Eine der interessantesten Neuheiten ist eine „Konzeptstudie“, die Schott Solar und BASF vorstellten. Bei dem gemeinsam entwickelten Produkt aus der Serie „Schott Advance“ handelt es sich um ein Indachsystem aus zwei Teilen: einer Wanne aus dem Kunststoff Polyamid sowie einem rahmenlosen Doppelglasmodul. Die Kunststoffwanne wird anstelle der herkömmlichen Dacheindeckung direkt auf die Dachkonstruktion montiert. Im zweiten Schritt schiebt der Installateur das Laminat von Schott Solar in das Verschlusssystem der Wanne und fixiert es. Mit dem System wollen die Kooperationspartner die Materialkosten und den Zeitaufwand für die Montage weiter reduzieren. Gedacht ist das Produkt für große Dachflächen auf Industrie- und Landwirtschaftsgebäuden.
Mehr Leistung
Um mehr Leistung auf dem Dach drehte es sich auch bei dem Dachziegelhersteller Nelskamp. Der Vorreiter auf dem Gebiet der PV-Dachziegel hatte seit 2010 einen Dünschichtziegel im Programm. Der neue, fast halb so große PV-Ziegel „MS 5-PVM“ hat monokristalline Zellen und laut Aussage von Vertriebsmitarbeiter Werner Ohnesorge die eineinhalbfache Leistung auf einen Quadratmeter Fläche. Um größere Auswahlmöglichkeiten dreht es sich bei dem taiwanesischen Dünnschichthersteller Sunner Solar. Er stellte Indachmodule mit unterschiedlichen Transparenzgraden vor (5, 18 und 20 Prozent). Schüco International wiederum präsentierte ein Indachmontagesystem für Dünnschichtmodule. Der französische Photovoltaikhersteller Photowatt setzt jetzt größere Solarzellen (156 x 156 Millimeter) in sein BIPV-Modul PW 1850 ein und kommt deshalb nun mit 48 Zellen aus. Vorher waren es noch 50 Zellen. Solche kleinen Veränderungen am Modul waren typisch für die diesjährigen Produktneuheiten.

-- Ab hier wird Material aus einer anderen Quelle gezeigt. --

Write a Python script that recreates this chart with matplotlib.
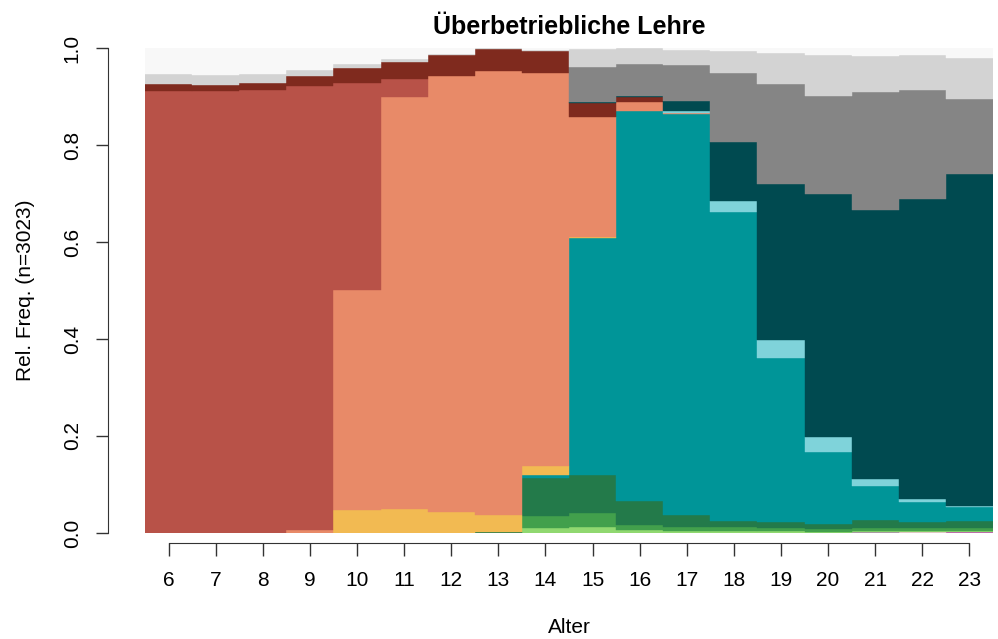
import numpy as np
import matplotlib
matplotlib.use("Agg")
import matplotlib.pyplot as plt

plt.rcParams['font.family'] = ['Liberation Sans', 'DejaVu Sans']

ages = np.arange(6, 24)

# state shares per age (6..23), stacked bottom to top
magenta   = [0, 0, 0, 0, 0, 0, 0, 0, 0, 0, 0, 0, 0, 0, 0, 0, 0, 0.003]
pink      = [0, 0, 0, 0, 0, 0, 0, 0, 0, 0, 0, 0, 0, 0, 0, 0, 0.003, 0]
mauve     = [0, 0, 0, 0, 0, 0, 0, 0, 0, 0, 0, 0, 0, 0, 0, 0.003, 0, 0]
lightgreen = [0, 0, 0, 0, 0, 0, 0, 0, 0.010, 0.012, 0.006, 0.004, 0.005, 0.005, 0.003, 0.002, 0.002, 0.002]
green     = [0, 0, 0, 0, 0, 0, 0, 0, 0.025, 0.030, 0.010, 0.008, 0.007, 0.005, 0.005, 0.006, 0.005, 0.005]
darkgreen = [0, 0, 0, 0, 0, 0, 0, 0.002, 0.078, 0.078, 0.051, 0.025, 0.013, 0.012, 0.011, 0.016, 0.013, 0.015]
teal      = [0, 0, 0, 0, 0, 0, 0, 0, 0.007, 0.488, 0.803, 0.827, 0.637, 0.339, 0.148, 0.069, 0.041, 0.028]
yellow    = [0, 0, 0, 0, 0.047, 0.050, 0.043, 0.035, 0.018, 0.003, 0, 0, 0, 0, 0, 0, 0, 0]
salmon    = [0, 0, 0, 0.006, 0.454, 0.850, 0.900, 0.915, 0.810, 0.247, 0.019, 0.002, 0, 0, 0, 0, 0, 0]
red       = [0.912, 0.912, 0.914, 0.916, 0.427, 0.037, 0, 0, 0, 0, 0, 0, 0, 0, 0, 0, 0, 0]
darkred   = [0.013, 0.012, 0.013, 0.021, 0.031, 0.034, 0.042, 0.045, 0.045, 0.028, 0.009, 0, 0, 0, 0, 0, 0, 0]
lightteal = [0, 0, 0, 0, 0, 0, 0, 0, 0, 0, 0, 0.004, 0.023, 0.037, 0.031, 0.016, 0.007, 0.003]
darkteal  = [0, 0, 0, 0, 0, 0, 0, 0, 0, 0.003, 0.004, 0.021, 0.122, 0.322, 0.502, 0.554, 0.617, 0.684]
grey      = [0, 0, 0, 0, 0, 0, 0, 0, 0, 0.072, 0.066, 0.073, 0.141, 0.205, 0.201, 0.244, 0.225, 0.154]
lightgrey = [0.021, 0.020, 0.019, 0.012, 0.008, 0.007, 0.002, 0.002, 0.003, 0.036, 0.031, 0.032, 0.046, 0.065, 0.085, 0.074, 0.073, 0.086]
verylight = [0.054, 0.056, 0.054, 0.045, 0.033, 0.022, 0.013, 0.001, 0.004, 0.003, 0.001, 0.004, 0.006, 0.010, 0.014, 0.016, 0.014, 0.020]

states = [magenta, pink, mauve, lightgreen, green, darkgreen, teal, yellow,
          salmon, red, darkred, lightteal, darkteal, grey, lightgrey, verylight]
colors = ["#C850B8", "#F4C4D8", "#B08CB0", "#90D870", "#42A04C", "#237A4A",
          "#009598", "#F2BA52", "#E88A68", "#B85248", "#7F2A1E", "#7FD3DA",
          "#004A50", "#858585", "#D3D3D3", "#F8F8F8"]

fig = plt.figure(figsize=(9.98, 6.39), dpi=100)
ax = fig.add_axes([145 / 998, 106 / 639, 848 / 998, 485 / 639])

bottom = np.zeros(len(ages))
for vals, col in zip(states, colors):
    vals = np.array(vals)
    lw = np.where(vals > 0, 0.3, 0)
    ax.bar(ages, vals, width=1, bottom=bottom, color=col, edgecolor=col, linewidth=lw)
    bottom += vals

ax.set_xlim(5.5, 23.5)
ax.set_ylim(0, 1)

for s in ["top", "right"]:
    ax.spines[s].set_visible(False)
ax.spines["left"].set_position(("outward", 26.5))
ax.spines["bottom"].set_position(("outward", 7.5))
ax.spines["left"].set_bounds(0, 1)
ax.spines["bottom"].set_bounds(6, 23)
ax.spines["left"].set_color("#333333")
ax.spines["bottom"].set_color("#333333")

ax.set_xticks(ages)
ax.set_yticks([0, 0.2, 0.4, 0.6, 0.8, 1.0])
ax.set_yticklabels(["0.0", "0.2", "0.4", "0.6", "0.8", "1.0"], rotation=90, va="center")
ax.tick_params(axis="both", length=9, width=1, color="#333333", labelsize=15)
ax.tick_params(axis="x", pad=11)
ax.tick_params(axis="y", pad=10)

ax.set_xlabel("Alter", fontsize=15, labelpad=20)
ax.set_ylabel("Rel. Freq. (n=3023)", fontsize=15, labelpad=20)
ax.set_title("Überbetriebliche Lehre", fontsize=18, fontweight="bold", pad=10)

fig.savefig("out.png", dpi=100)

Die Liste ließe sich weiter fortsetzen, doch der Trend ist offensichtlich: Revolutionäre Neuerungen in der BIPV gibt es nicht, doch die Hersteller arbeiten daran, die Systemkosten weiter zu senken und die Montage zu vereinfachen. Zudem wird das Angebot für Bauherren, Architekten und Planer in kleinen Schritten immer größer. Dass es keine brauch-baren und optisch ansprechenden Produkte für ihre Bauprojekte gibt – sei es für die Fassade oder für das Dach – können sie der Branche jedenfalls nicht vorwerfen.